*What to work on*: Transcribe the whole listing below without changing a word, but leave out every image.

*Dataset extract*:
════

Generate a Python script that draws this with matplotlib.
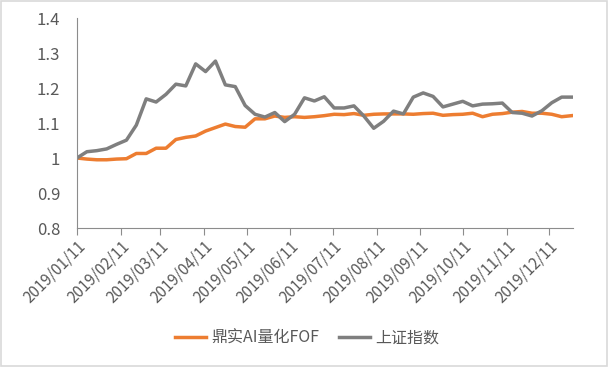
import pandas as pd
import matplotlib
matplotlib.use('Agg')
import matplotlib.pyplot as plt
import matplotlib.dates as mdates
from matplotlib.patches import Rectangle

plt.rcParams['font.family'] = ['Noto Sans CJK SC', 'DejaVu Sans']

# weekly closes (Fridays), both normalised to 1 at the start
dates = pd.date_range('2019-01-11', periods=51, freq='7D')

fof = [1.000, 0.997, 0.995, 0.995, 0.997, 0.998, 1.013, 1.013, 1.028, 1.028,
       1.053, 1.059, 1.063, 1.077, 1.087, 1.097, 1.090, 1.088, 1.112, 1.112,
       1.120, 1.116, 1.118, 1.116, 1.118, 1.121, 1.125, 1.124, 1.127, 1.122,
       1.125, 1.126, 1.126, 1.126, 1.125, 1.127, 1.128, 1.122, 1.124, 1.125,
       1.128, 1.118, 1.125, 1.127, 1.131, 1.133, 1.128, 1.128, 1.125, 1.118,
       1.121]

sse = [1.000, 1.018, 1.021, 1.026, 1.039, 1.051, 1.094, 1.169, 1.160, 1.182,
       1.211, 1.206, 1.269, 1.247, 1.277, 1.209, 1.204, 1.150, 1.125, 1.117,
       1.130, 1.104, 1.125, 1.172, 1.163, 1.175, 1.143, 1.143, 1.149, 1.120,
       1.085, 1.105, 1.134, 1.126, 1.174, 1.186, 1.176, 1.146, 1.154, 1.162,
       1.149, 1.154, 1.155, 1.157, 1.130, 1.128, 1.120, 1.135, 1.158, 1.174,
       1.174]

names = ['鼎实AI量化FOF', '上证指数']
# ticks on the 11th of every month
tick_dates = pd.date_range('2019-01-01', '2019-12-01', freq='MS') + pd.Timedelta(days=10)

text_color = '#595959'
axis_color = '#8C8C8C'

fig = plt.figure(figsize=(6.08, 3.67), dpi=100)
ax = fig.add_axes([0.1266, 0.3787, 0.8158, 0.5722])

ax.plot(dates, fof, color='#ED7D31', lw=2.5, label=names[0], solid_joinstyle='round')
ax.plot(dates, sse, color='#7F7F7F', lw=2.5, label=names[1], solid_joinstyle='round')

ax.set_ylim(0.8, 1.4)
ax.set_yticks([0.8, 0.9, 1.0, 1.1, 1.2, 1.3, 1.4])
ax.set_yticklabels(['0.8', '0.9', '1', '1.1', '1.2', '1.3', '1.4'])
ax.set_xlim(dates[0], dates[-1] + pd.Timedelta(days=1))
ax.set_xticks(tick_dates)
ax.xaxis.set_major_formatter(mdates.DateFormatter('%Y/%m/%d'))

for s in ['top', 'right']:
    ax.spines[s].set_visible(False)
ax.spines['left'].set_color(axis_color)
ax.spines['bottom'].set_color(axis_color)
ax.tick_params(axis='y', length=0, pad=12, labelsize=12, labelcolor=text_color)
ax.tick_params(axis='x', length=5, color=axis_color, direction='out',
               labelsize=11, labelcolor=text_color, pad=2)
plt.setp(ax.get_xticklabels(), rotation=45, ha='right', rotation_mode='anchor')

fig.legend(loc='center', bbox_to_anchor=(0.505, 0.079), ncol=2, frameon=False,
           fontsize=11.5, labelcolor=text_color, handlelength=1.95,
           handletextpad=0.35, columnspacing=1.2)

fig.patches.append(Rectangle((0.002, 0.003), 0.996, 0.994, transform=fig.transFigure,
                             fill=False, edgecolor='#D9D9D9', lw=1.2))

fig.savefig('out.png', dpi=100)
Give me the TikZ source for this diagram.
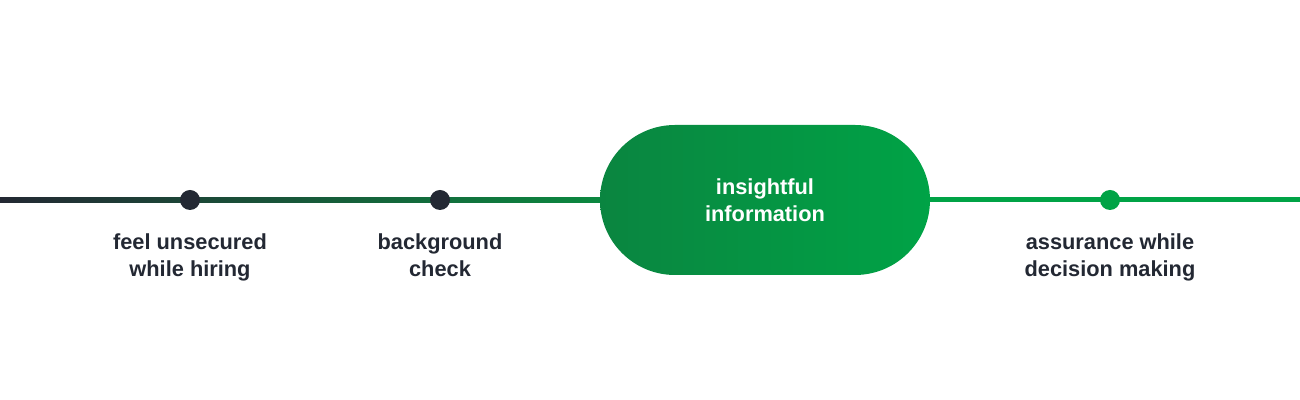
\documentclass[tikz,border=0pt]{standalone}
\usepackage{fontspec}
\setmainfont{Liberation Sans}
\usetikzlibrary{positioning,backgrounds,calc}
\definecolor{oscuro}{HTML}{232833}
\definecolor{verde}{HTML}{00A346}
\definecolor{verdeosc}{HTML}{0A8540}
\definecolor{verdemed}{HTML}{0B8A40}
\begin{document}
\begin{tikzpicture}[font=\bfseries,
      hito/.style={circle, inner sep=0pt, minimum size=0.4cm},
      lbl/.style={align=center, text=oscuro, font=\bfseries\fontsize{12.4}{15.5}\selectfont},
      pill/.style={rounded corners=1.5cm, minimum width=6.6cm, minimum height=3cm,
                   align=center, text=white, left color=verdeosc, right color=verde,
                   font=\bfseries\fontsize{12.4}{15.5}\selectfont}]

    \useasboundingbox (0,0) rectangle (26,8);
    \coordinate (ini) at (0,4);
    \coordinate (fin) at (26,4);

    % --- Nodo central --------------------------------------------------
    \node[pill] (info) at (15.3,4) {insightful\\information};

    % --- Hitos sobre la linea -----------------------------------------
    \node[hito, fill=oscuro] (h1) at (3.8,4) {};
    \node[hito, fill=oscuro] (h2) at (8.8,4) {};
    \node[hito, fill=verde]  (h3) at (22.2,4) {};

    \node[lbl, below=0.34cm of h1] (t1) {feel unsecured\\while hiring};
    \node[lbl, below=0.34cm of h2] (t2) {background\\check};
    \node[lbl, below=0.34cm of h3] (t3) {assurance while\\decision making};

    % --- Linea de tiempo ------------------------------------------------
    \begin{scope}[on background layer]
      \shade[left color=oscuro, right color=verdemed]
        ($(ini)+(0,0.05)$) rectangle ($(info.west)+(0.2,-0.05)$);
      \draw[verde, line width=0.1cm] (info.east) -- (fin);
    \end{scope}
  \end{tikzpicture}
\end{document}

════

*Solved problem*:
Generate a Python script that draws this with matplotlib.
import pandas as pd
import matplotlib
matplotlib.use('Agg')
import matplotlib.pyplot as plt
import matplotlib.dates as mdates
from matplotlib.patches import Rectangle

plt.rcParams['font.family'] = ['Noto Sans CJK SC', 'DejaVu Sans']

# weekly closes (Fridays), both normalised to 1 at the start
dates = pd.date_range('2019-01-11', periods=51, freq='7D')

fof = [1.000, 0.997, 0.995, 0.995, 0.997, 0.998, 1.013, 1.013, 1.028, 1.028,
       1.053, 1.059, 1.063, 1.077, 1.087, 1.097, 1.090, 1.088, 1.112, 1.112,
       1.120, 1.116, 1.118, 1.116, 1.118, 1.121, 1.125, 1.124, 1.127, 1.122,
       1.125, 1.126, 1.126, 1.126, 1.125, 1.127, 1.128, 1.122, 1.124, 1.125,
       1.128, 1.118, 1.125, 1.127, 1.131, 1.133, 1.128, 1.128, 1.125, 1.118,
       1.121]

sse = [1.000, 1.018, 1.021, 1.026, 1.039, 1.051, 1.094, 1.169, 1.160, 1.182,
       1.211, 1.206, 1.269, 1.247, 1.277, 1.209, 1.204, 1.150, 1.125, 1.117,
       1.130, 1.104, 1.125, 1.172, 1.163, 1.175, 1.143, 1.143, 1.149, 1.120,
       1.085, 1.105, 1.134, 1.126, 1.174, 1.186, 1.176, 1.146, 1.154, 1.162,
       1.149, 1.154, 1.155, 1.157, 1.130, 1.128, 1.120, 1.135, 1.158, 1.174,
       1.174]

names = ['鼎实AI量化FOF', '上证指数']
# ticks on the 11th of every month
tick_dates = pd.date_range('2019-01-01', '2019-12-01', freq='MS') + pd.Timedelta(days=10)

text_color = '#595959'
axis_color = '#8C8C8C'

fig = plt.figure(figsize=(6.08, 3.67), dpi=100)
ax = fig.add_axes([0.1266, 0.3787, 0.8158, 0.5722])

ax.plot(dates, fof, color='#ED7D31', lw=2.5, label=names[0], solid_joinstyle='round')
ax.plot(dates, sse, color='#7F7F7F', lw=2.5, label=names[1], solid_joinstyle='round')

ax.set_ylim(0.8, 1.4)
ax.set_yticks([0.8, 0.9, 1.0, 1.1, 1.2, 1.3, 1.4])
ax.set_yticklabels(['0.8', '0.9', '1', '1.1', '1.2', '1.3', '1.4'])
ax.set_xlim(dates[0], dates[-1] + pd.Timedelta(days=1))
ax.set_xticks(tick_dates)
ax.xaxis.set_major_formatter(mdates.DateFormatter('%Y/%m/%d'))

for s in ['top', 'right']:
    ax.spines[s].set_visible(False)
ax.spines['left'].set_color(axis_color)
ax.spines['bottom'].set_color(axis_color)
ax.tick_params(axis='y', length=0, pad=12, labelsize=12, labelcolor=text_color)
ax.tick_params(axis='x', length=5, color=axis_color, direction='out',
               labelsize=11, labelcolor=text_color, pad=2)
plt.setp(ax.get_xticklabels(), rotation=45, ha='right', rotation_mode='anchor')

fig.legend(loc='center', bbox_to_anchor=(0.505, 0.079), ncol=2, frameon=False,
           fontsize=11.5, labelcolor=text_color, handlelength=1.95,
           handletextpad=0.35, columnspacing=1.2)

fig.patches.append(Rectangle((0.002, 0.003), 0.996, 0.994, transform=fig.transFigure,
                             fill=False, edgecolor='#D9D9D9', lw=1.2))

fig.savefig('out.png', dpi=100)
Give me the TikZ source for this diagram.
\documentclass[tikz,border=0pt]{standalone}
\usepackage{fontspec}
\setmainfont{Liberation Sans}
\usetikzlibrary{positioning,backgrounds,calc}
\definecolor{oscuro}{HTML}{232833}
\definecolor{verde}{HTML}{00A346}
\definecolor{verdeosc}{HTML}{0A8540}
\definecolor{verdemed}{HTML}{0B8A40}
\begin{document}
\begin{tikzpicture}[font=\bfseries,
      hito/.style={circle, inner sep=0pt, minimum size=0.4cm},
      lbl/.style={align=center, text=oscuro, font=\bfseries\fontsize{12.4}{15.5}\selectfont},
      pill/.style={rounded corners=1.5cm, minimum width=6.6cm, minimum height=3cm,
                   align=center, text=white, left color=verdeosc, right color=verde,
                   font=\bfseries\fontsize{12.4}{15.5}\selectfont}]

    \useasboundingbox (0,0) rectangle (26,8);
    \coordinate (ini) at (0,4);
    \coordinate (fin) at (26,4);

    % --- Nodo central --------------------------------------------------
    \node[pill] (info) at (15.3,4) {insightful\\information};

    % --- Hitos sobre la linea -----------------------------------------
    \node[hito, fill=oscuro] (h1) at (3.8,4) {};
    \node[hito, fill=oscuro] (h2) at (8.8,4) {};
    \node[hito, fill=verde]  (h3) at (22.2,4) {};

    \node[lbl, below=0.34cm of h1] (t1) {feel unsecured\\while hiring};
    \node[lbl, below=0.34cm of h2] (t2) {background\\check};
    \node[lbl, below=0.34cm of h3] (t3) {assurance while\\decision making};

    % --- Linea de tiempo ------------------------------------------------
    \begin{scope}[on background layer]
      \shade[left color=oscuro, right color=verdemed]
        ($(ini)+(0,0.05)$) rectangle ($(info.west)+(0.2,-0.05)$);
      \draw[verde, line width=0.1cm] (info.east) -- (fin);
    \end{scope}
  \end{tikzpicture}
\end{document}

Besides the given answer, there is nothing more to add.